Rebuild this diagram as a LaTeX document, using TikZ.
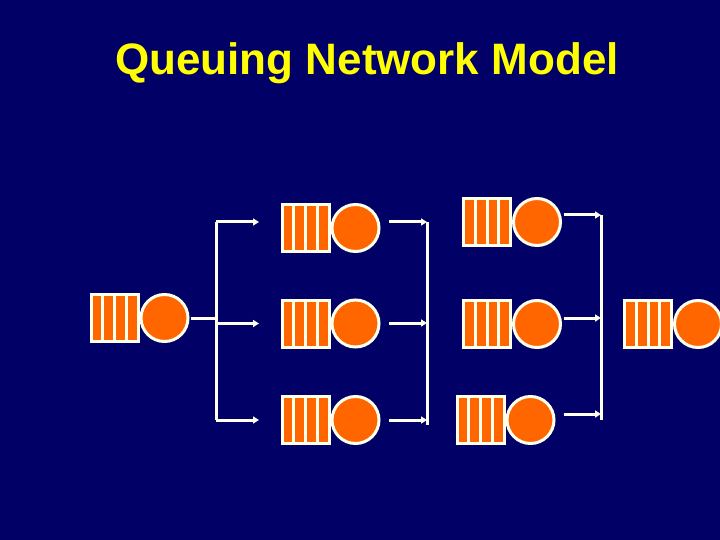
\documentclass[tikz,border=0pt]{standalone}
\usepackage{fontspec}
\setmainfont{Liberation Sans}
\usetikzlibrary{positioning,arrows.meta,calc}
\definecolor{navy}{RGB}{0,0,102}
\definecolor{qorange}{RGB}{255,102,0}
\definecolor{cream}{RGB}{255,255,238}
\definecolor{titleyellow}{RGB}{255,255,0}

\begin{document}
\begin{tikzpicture}[x=1pt, y=-1pt,
  every node/.style={inner sep=0pt, outer sep=0pt},
  buf/.style={draw=cream, fill=qorange, line width=3pt, minimum width=47pt, minimum height=47pt,
    path picture={\foreach \k in {1,2,3}
      \draw[cream, line width=3pt] ([xshift=\k*11.75pt]path picture bounding box.north west)
        -- ([xshift=\k*11.75pt]path picture bounding box.south west);}},
  srv/.style={circle, draw=cream, fill=qorange, line width=3pt, minimum size=47pt},
  arr/.style={-{Triangle[length=6pt, width=7pt]}, draw=cream, fill=cream, line width=3pt},
  bus/.style={draw=cream, line width=3pt}
]
% Background and page size
\clip (0,0) rectangle (720,540);
\fill[navy] (0,0) rectangle (720,540);

% Title
\node[anchor=base, font=\bfseries\fontsize{44}{52}\selectfont, text=titleyellow] (title) at (367,75) {Queuing Network Model};

% Stations: queue buffer followed by server
\node[buf] (qA) at (114.5,318) {};
\node[srv, right=3pt of qA] (sA) {};

\node[buf] (q21) at (305.5,228) {};
\node[srv, right=3pt of q21] (s21) {};
\node[buf] (q22) at (305.5,323.5) {};
\node[srv, right=3pt of q22] (s22) {};
\node[buf] (q23) at (305.5,420) {};
\node[srv, right=3pt of q23] (s23) {};

\node[buf] (q31) at (487,222) {};
\node[srv, right=3pt of q31] (s31) {};
\node[buf] (q32) at (487,324) {};
\node[srv, right=3pt of q32] (s32) {};
\node[buf] (q33) at (480.5,420) {};
\node[srv, right=3pt of q33] (s33) {};

\node[buf] (q4) at (648,324) {};
\node[srv, right=3pt of q4] (s4) {};

% Fork after the first station
\coordinate (b1top) at (216,222);
\coordinate (b1bot) at (216,420);
\draw[bus] (b1top) -- (b1bot);
\draw[bus] ([xshift=3pt]sA.east) -- (sA -| b1top);
\draw[arr, shorten >=23pt] (b1top) -- (b1top -| q21.west);
\draw[arr, shorten >=23pt] (b1top |- q22) -- (q22.west);
\draw[arr, shorten >=23pt] (b1bot) -- (b1bot -| q23.west);

% Join after the second column
\coordinate (b2top) at (427,222);
\coordinate (b2mid) at (427,323);
\coordinate (b2bot) at (427,420);
\draw[bus] (b2top) -- ++(0,203);
\draw[arr] ($(b2top -| s21.east)+(10,0)$) -- (b2top);
\draw[arr] ($(b2mid -| s22.east)+(10,0)$) -- (b2mid);
\draw[arr] ($(b2bot -| s23.east)+(10,0)$) -- (b2bot);

% Join after the third column
\coordinate (b3top) at (601,215);
\coordinate (b3mid) at (601,318);
\coordinate (b3bot) at (601,414);
\draw[bus] (b3top) -- ++(0,205);
\draw[arr] ($(b3top -| s31.east)+(3,0)$) -- (b3top);
\draw[arr] ($(b3mid -| s32.east)+(3,0)$) -- (b3mid);
\draw[arr] ($(b3bot -| s31.east)+(3,0)$) -- (b3bot);
\end{tikzpicture}
\end{document}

**********

**Prompt**: Print the complete listing exactly as it stands, without its pictures.

**Complete output**:
Rebuild this diagram as a LaTeX document, using TikZ.
\documentclass[tikz,border=0pt]{standalone}
\usepackage{fontspec}
\setmainfont{Liberation Sans}
\usetikzlibrary{positioning,arrows.meta,calc}
\definecolor{navy}{RGB}{0,0,102}
\definecolor{qorange}{RGB}{255,102,0}
\definecolor{cream}{RGB}{255,255,238}
\definecolor{titleyellow}{RGB}{255,255,0}

\begin{document}
\begin{tikzpicture}[x=1pt, y=-1pt,
  every node/.style={inner sep=0pt, outer sep=0pt},
  buf/.style={draw=cream, fill=qorange, line width=3pt, minimum width=47pt, minimum height=47pt,
    path picture={\foreach \k in {1,2,3}
      \draw[cream, line width=3pt] ([xshift=\k*11.75pt]path picture bounding box.north west)
        -- ([xshift=\k*11.75pt]path picture bounding box.south west);}},
  srv/.style={circle, draw=cream, fill=qorange, line width=3pt, minimum size=47pt},
  arr/.style={-{Triangle[length=6pt, width=7pt]}, draw=cream, fill=cream, line width=3pt},
  bus/.style={draw=cream, line width=3pt}
]
% Background and page size
\clip (0,0) rectangle (720,540);
\fill[navy] (0,0) rectangle (720,540);

% Title
\node[anchor=base, font=\bfseries\fontsize{44}{52}\selectfont, text=titleyellow] (title) at (367,75) {Queuing Network Model};

% Stations: queue buffer followed by server
\node[buf] (qA) at (114.5,318) {};
\node[srv, right=3pt of qA] (sA) {};

\node[buf] (q21) at (305.5,228) {};
\node[srv, right=3pt of q21] (s21) {};
\node[buf] (q22) at (305.5,323.5) {};
\node[srv, right=3pt of q22] (s22) {};
\node[buf] (q23) at (305.5,420) {};
\node[srv, right=3pt of q23] (s23) {};

\node[buf] (q31) at (487,222) {};
\node[srv, right=3pt of q31] (s31) {};
\node[buf] (q32) at (487,324) {};
\node[srv, right=3pt of q32] (s32) {};
\node[buf] (q33) at (480.5,420) {};
\node[srv, right=3pt of q33] (s33) {};

\node[buf] (q4) at (648,324) {};
\node[srv, right=3pt of q4] (s4) {};

% Fork after the first station
\coordinate (b1top) at (216,222);
\coordinate (b1bot) at (216,420);
\draw[bus] (b1top) -- (b1bot);
\draw[bus] ([xshift=3pt]sA.east) -- (sA -| b1top);
\draw[arr, shorten >=23pt] (b1top) -- (b1top -| q21.west);
\draw[arr, shorten >=23pt] (b1top |- q22) -- (q22.west);
\draw[arr, shorten >=23pt] (b1bot) -- (b1bot -| q23.west);

% Join after the second column
\coordinate (b2top) at (427,222);
\coordinate (b2mid) at (427,323);
\coordinate (b2bot) at (427,420);
\draw[bus] (b2top) -- ++(0,203);
\draw[arr] ($(b2top -| s21.east)+(10,0)$) -- (b2top);
\draw[arr] ($(b2mid -| s22.east)+(10,0)$) -- (b2mid);
\draw[arr] ($(b2bot -| s23.east)+(10,0)$) -- (b2bot);

% Join after the third column
\coordinate (b3top) at (601,215);
\coordinate (b3mid) at (601,318);
\coordinate (b3bot) at (601,414);
\draw[bus] (b3top) -- ++(0,205);
\draw[arr] ($(b3top -| s31.east)+(3,0)$) -- (b3top);
\draw[arr] ($(b3mid -| s32.east)+(3,0)$) -- (b3mid);
\draw[arr] ($(b3bot -| s31.east)+(3,0)$) -- (b3bot);
\end{tikzpicture}
\end{document}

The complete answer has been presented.